I only have confidence in the abstraction side of this photographic project. The work process is now routine and I am quite comfortable with it. I make a digital study of the object, sometimes convert the colour digital file to a black and white one, and then spend some time assessing the image for possibilities for a 5×4 photo session. Is it worth doing? If so, what is the best way to approach this? This is an example of the work process –some granite rocks on the beach at Petrel Cove.
I have sat on this image for a couple of months at least. In fact I scoped it a year ago and I’d left it sitting on the computer. I re-scopped it earlier this year when I was walking around exploring Petrel Cove whilst on a poodlewalk. I remembered that I had previously photographed this bit of rock and that I wasn’t happy with what I had done, but I had thought that it had possibilities for a black and white 5×4 photoshoot using the baby Sinar (F2). So I re-scoped it.
Although it’s taken me a while to get this place where I am ready to photograph these rocks with the 5×4, I didn’t lack confidence in what I was doing with photographic abstraction. It just took me a while to work through it. I guess that having published a book on abstract photography makes a difference in the confidence stakes.
It’s the other local work that I struggle with–until I came across the early landscape work of John Blakemore. He returned to photograph in the same locations--the coastal rocks and a local stream- year after year that he did after his social documentary photography and before shifting to his detailed still lives and then to photographing light. Blakemore’s landscape work (1970-1980?) is more than a simple celebration of natural beauty. ‘Metamorphosis’ and ‘All Flows’ developed his sense of using photography as a metaphor for communicating his feelings and for exploring the landscape as a metaphor showing it as a dynamic form of energy, both as a constructive and destructive force.
This photography of the Midlands in the 1970s ( eg.,Thomas Joshua Cooper) could be seen as a kind of an anglicized offshoot of the world of Ansel Adams, Edward Weston, and Minor White, committed to darkroom and photographic skills of a high order. There is a tendency in the pastoral tradition to romanticise and idyllicise the pre-industrial landscape and our connection to it. However, Blakemore considers himself to be ‘a photographer in landscape rather than of landscape’. He explores themes of energy and and cycles of regeneration of growth, decay and regeneration in his local landscapes often through building up an image using multiple short exposures.

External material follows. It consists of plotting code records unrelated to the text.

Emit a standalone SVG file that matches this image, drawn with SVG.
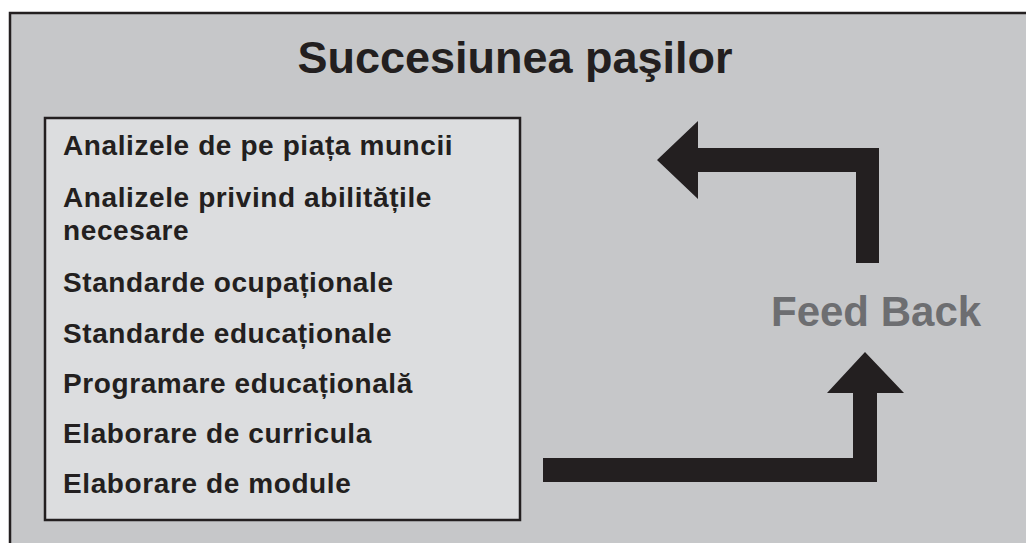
<svg xmlns="http://www.w3.org/2000/svg" width="1026" height="543" viewBox="0 0 1026 543">
  <style>
    .t { font-family: "Liberation Sans", Arial, sans-serif; font-weight: bold; fill: #231f20; }
    .item { font-size: 28px; letter-spacing: 0.6px; }
    .title { font-size: 45px; }
    .fb { font-family: "Liberation Sans", Arial, sans-serif; font-weight: bold; font-size: 42px; fill: #6d6e71; }
    .arrow { fill: #231f20; }
  </style>
  <rect width="1026" height="543" fill="#ffffff"/>
  <g id="frame">
    <rect x="10" y="13" width="1040" height="560" fill="#c6c7c9" stroke="#231f20" stroke-width="2.5"/>
  </g>
  <g id="title">
    <text class="t title" x="515" y="73" text-anchor="middle">Succesiunea paşilor</text>
  </g>
  <g id="steps">
    <rect x="45" y="118" width="475" height="402" fill="#dcdddf" stroke="#231f20" stroke-width="2.5"/>
    <text class="t item" x="63" y="155">Analizele de pe piața muncii</text>
    <text class="t item" x="63" y="207">Analizele privind abilitățile</text>
    <text class="t item" x="63" y="240">necesare</text>
    <text class="t item" x="63" y="292">Standarde ocupaționale</text>
    <text class="t item" x="63" y="343">Standarde educaționale</text>
    <text class="t item" x="63" y="393">Programare educațională</text>
    <text class="t item" x="63" y="443">Elaborare de curricula</text>
    <text class="t item" x="63" y="493">Elaborare de module</text>
  </g>
  <g id="feedback">
    <text class="fb" x="771" y="326">Feed Back</text>
  </g>
  <g id="connectors">
    <polygon class="arrow" points="657,160 698,121 698,148 879,148 879,263 856,263 856,172 698,172 698,199"/>
    <polygon class="arrow" points="543,458 853,458 853,393 827,393 865,352 904,393 877,393 877,482 543,482"/>
  </g>
</svg>
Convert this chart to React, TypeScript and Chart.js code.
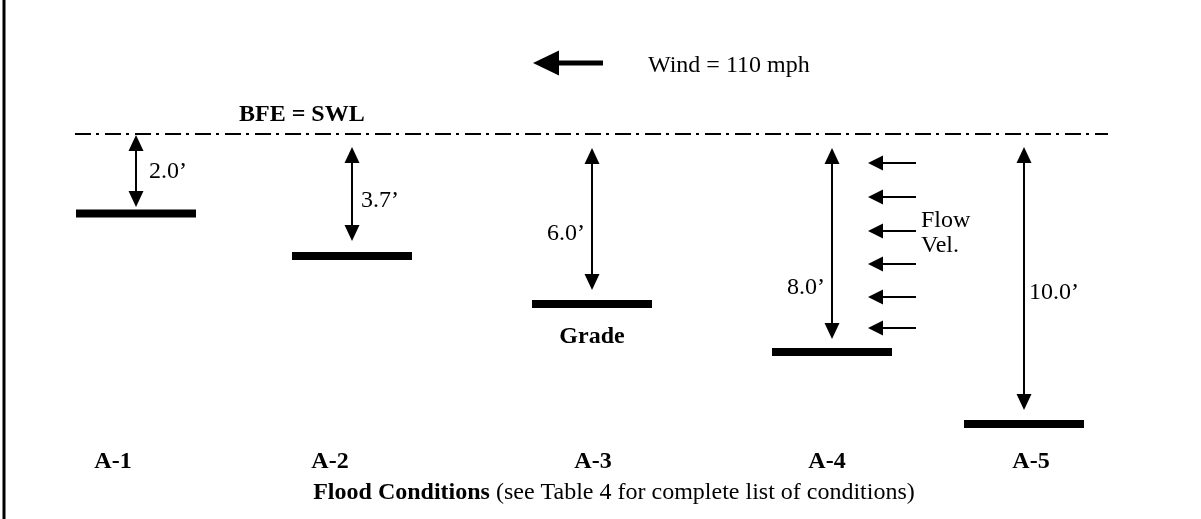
import React, { useEffect, useRef } from 'react';
import { Chart, registerables } from 'chart.js';

Chart.register(...registerables);

// ---------------- data ----------------
const conditions = ['A-1', 'A-2', 'A-3', 'A-4', 'A-5'];
const depthFt = [2.0, 3.7, 6.0, 8.0, 10.0]; // stillwater depth above grade
const stations = [136, 352, 592, 832, 1024]; // horizontal station of each condition
const gradeDrawn = [7.95, 12.2, 17.0, 21.8, 29.0]; // drawn grade level below BFE (schematic, not to scale)
const flowLevels = [2.9, 6.3, 9.7, 13.0, 16.3, 19.4]; // flow velocity arrows (A-4)
const windSpeedMph = 110;
const bfeLabel = 'BFE = SWL';
const gradeLabel = 'Grade';
const captionBold = 'Flood Conditions';
const captionRest = ' (see Table 4 for complete list of conditions)';

// ---------------- layout (drawing units: x = px, y = 10px per unit below BFE) ----------------
const Y_TOP = -13.4;
const Y_BOTTOM = 38.5;
const BAR_HALF = 60;
const arrowTopGap = [0.1, 1.3, 1.4, 1.4, 1.3];
const arrowBottomGap = [0.65, 1.5, 1.4, 1.3, 1.4];
const depthLabelSide = ['right', 'right', 'left', 'left', 'right'];
const depthLabelGap = [13, 9, 7, 7, 5];
const depthLabelY = [4.4, 7.3, 10.6, 16.0, 16.5];
const condLabelDx = [-23, -22, 1, -5, 7];
const FONT = '"Liberation Serif", "Times New Roman", serif';

function drawArrowHead(ctx: CanvasRenderingContext2D, tipX: number, tipY: number, dirX: number, dirY: number, len: number, half: number) {
  const bx = tipX - dirX * len;
  const by = tipY - dirY * len;
  const nx = -dirY;
  const ny = dirX;
  ctx.beginPath();
  ctx.moveTo(tipX, tipY);
  ctx.lineTo(bx + nx * half, by + ny * half);
  ctx.lineTo(bx - nx * half, by - ny * half);
  ctx.closePath();
  ctx.fill();
}

function drawArrow(ctx: CanvasRenderingContext2D, x1: number, y1: number, x2: number, y2: number, len: number, half: number, lw: number, both: boolean) {
  const d = Math.hypot(x2 - x1, y2 - y1);
  const dx = (x2 - x1) / d;
  const dy = (y2 - y1) / d;
  const sx = both ? x1 + dx * (len - 1) : x1;
  const sy = both ? y1 + dy * (len - 1) : y1;
  ctx.lineWidth = lw;
  ctx.beginPath();
  ctx.moveTo(sx, sy);
  ctx.lineTo(x2 - dx * (len - 1), y2 - dy * (len - 1));
  ctx.stroke();
  drawArrowHead(ctx, x2, y2, dx, dy, len, half);
  if (both) drawArrowHead(ctx, x1, y1, -dx, -dy, len, half);
}

const diagramPlugin = {
  id: 'diagram',
  afterDatasetsDraw(chart: any) {
    const ctx: CanvasRenderingContext2D = chart.ctx;
    const xs = chart.scales.x;
    const ys = chart.scales.y;
    const X = (v: number) => xs.getPixelForValue(v);
    const Y = (v: number) => ys.getPixelForValue(v);
    ctx.save();
    ctx.fillStyle = '#000';
    ctx.strokeStyle = '#000';
    ctx.lineCap = 'butt';

    // left frame line
    ctx.lineWidth = 3;
    ctx.beginPath();
    ctx.moveTo(4, 0);
    ctx.lineTo(4, chart.height);
    ctx.stroke();

    // depth arrows and labels
    ctx.font = `24px ${FONT}`;
    ctx.textBaseline = 'alphabetic';
    conditions.forEach((_, i) => {
      const x = X(stations[i]);
      const top = Y(arrowTopGap[i]);
      const bot = Y(gradeDrawn[i] - arrowBottomGap[i]);
      drawArrow(ctx, x, top, x, bot, 16, 7.5, 2, true);
      const txt = `${depthFt[i].toFixed(1)}\u2019`;
      if (depthLabelSide[i] === 'right') {
        ctx.textAlign = 'left';
        ctx.fillText(txt, x + depthLabelGap[i], Y(depthLabelY[i]));
      } else {
        ctx.textAlign = 'right';
        ctx.fillText(txt, x - depthLabelGap[i], Y(depthLabelY[i]));
      }
    });

    // flow velocity arrows (condition A-4)
    const s4 = stations[3];
    flowLevels.forEach((lv) => {
      drawArrow(ctx, X(s4 + 84), Y(lv), X(s4 + 36), Y(lv), 15, 7.5, 2, false);
    });
    ctx.textAlign = 'left';
    ctx.fillText('Flow', X(s4 + 89), Y(9.3));
    ctx.fillText('Vel.', X(s4 + 89), Y(11.8));

    // wind arrow and label
    const windY = Y(-7.1);
    drawArrow(ctx, X(603), windY, X(533), windY, 26, 12.5, 5, false);
    ctx.fillText(`Wind = ${windSpeedMph} mph`, X(648), Y(-6.2));

    // BFE label
    ctx.font = `bold 24px ${FONT}`;
    ctx.fillText(bfeLabel, X(239), Y(-1.3));

    // Grade label under A-3
    ctx.textAlign = 'center';
    ctx.fillText(gradeLabel, X(stations[2]), Y(gradeDrawn[2] + 3.9));

    // condition labels
    conditions.forEach((c, i) => {
      ctx.fillText(c, X(stations[i] + condLabelDx[i]), Y(33.4));
    });

    // caption
    ctx.textAlign = 'left';
    ctx.font = `bold 24px ${FONT}`;
    const wb = ctx.measureText(captionBold).width;
    ctx.font = `24px ${FONT}`;
    const wr = ctx.measureText(captionRest).width;
    const cx0 = X(614) - (wb + wr) / 2;
    const cy = Y(36.5);
    ctx.font = `bold 24px ${FONT}`;
    ctx.fillText(captionBold, cx0, cy);
    ctx.font = `24px ${FONT}`;
    ctx.fillText(captionRest, cx0 + wb, cy);

    ctx.restore();
  },
};

export default function App() {
  const ref = useRef<HTMLCanvasElement | null>(null);
  useEffect(() => {
    if (!ref.current) return;
    const barSets = conditions.map((c, i) => ({
      label: `Grade ${c}`,
      data: [
        { x: stations[i] - BAR_HALF, y: gradeDrawn[i] },
        { x: stations[i] + BAR_HALF, y: gradeDrawn[i] },
      ],
      showLine: true,
      borderColor: '#000',
      borderWidth: 8,
      borderCapStyle: 'butt' as const,
      pointRadius: 0,
    }));
    const bfeSet = {
      label: 'BFE = SWL',
      data: [
        { x: 75, y: 0 },
        { x: 1108, y: 0 },
      ],
      showLine: true,
      borderColor: '#000',
      borderWidth: 2,
      borderDash: [16, 5, 3, 6],
      borderCapStyle: 'butt' as const,
      pointRadius: 0,
    };
    const chart = new Chart(ref.current, {
      type: 'scatter',
      data: { datasets: [bfeSet, ...barSets] as any },
      options: {
        animation: false,
        responsive: false,
        devicePixelRatio: 1,
        layout: { padding: 0 },
        events: [],
        plugins: { legend: { display: false }, tooltip: { enabled: false } },
        scales: {
          x: { type: 'linear', display: false, min: 0, max: 1201 },
          y: { type: 'linear', display: false, min: Y_TOP, max: Y_BOTTOM, reverse: true },
        },
      },
      plugins: [diagramPlugin],
    });
    return () => chart.destroy();
  }, []);
  return (
    <div style={{ position: 'fixed', left: 0, top: 0, width: 1201, height: 519, background: '#fff' }}>
      <canvas ref={ref} width={1201} height={519} style={{ display: 'block', width: 1201, height: 519 }} />
    </div>
  );
}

Another scoping possibility from the roadside vegetation explorations for a 5×4 b+w photo session that I have been sitting for several months:
This continual return to the same location is exactly what I have been doing along the coast and along the back country roads. What Blakemore’s early landscape work shows me is that it is not crazy to photograph like I do, namely, to return again and again to the same locations. It is a becoming familiar with the location, as well as developing a relationship with it to the extent of becoming a part of it. This is going under the skin of a places by forcing me to photograph the details that compose the landscape. This is a sustained engagement and from it emerges a body of work. A familiarity with the landscape means that I start to became aware of the process of change in the landscape from the wind, water and sun —- the process of time in the landscape. I become familiar with this from putting in the time ie., practice, practice, practice on a daily basis.
But why am I photographing/playing in these locations?
One suggestion I have previously put on the table is that my immersion in the landscape has been ‘about the moment’, or more specifically, about fleeting moments in the ordinary: ie., photographs of humble, unpretentious objects that are here today and gone tomorrow. These are usually photographed in fleeting light whilst on my poodlewalks. But what am I exploring by doing this? What am I trying to say? The photographs are not just about the natural beauty of humble objects; nor are they pure form, or abstractions, or metaphors for my subjectivity–eg.,Stieglitz’s “equivalents”, or the spirit of the place eg., the mystery of the cosmos in a puddle.
What then? Therein lies my problem.
I cannot organise the selected images into a book until I have sorted out what I am exploring or trying to saying with this kind of work. Saying that the theme of the project is ‘the life of the beach’, the transitory, or it is about humble things doesn’t get me very far at all.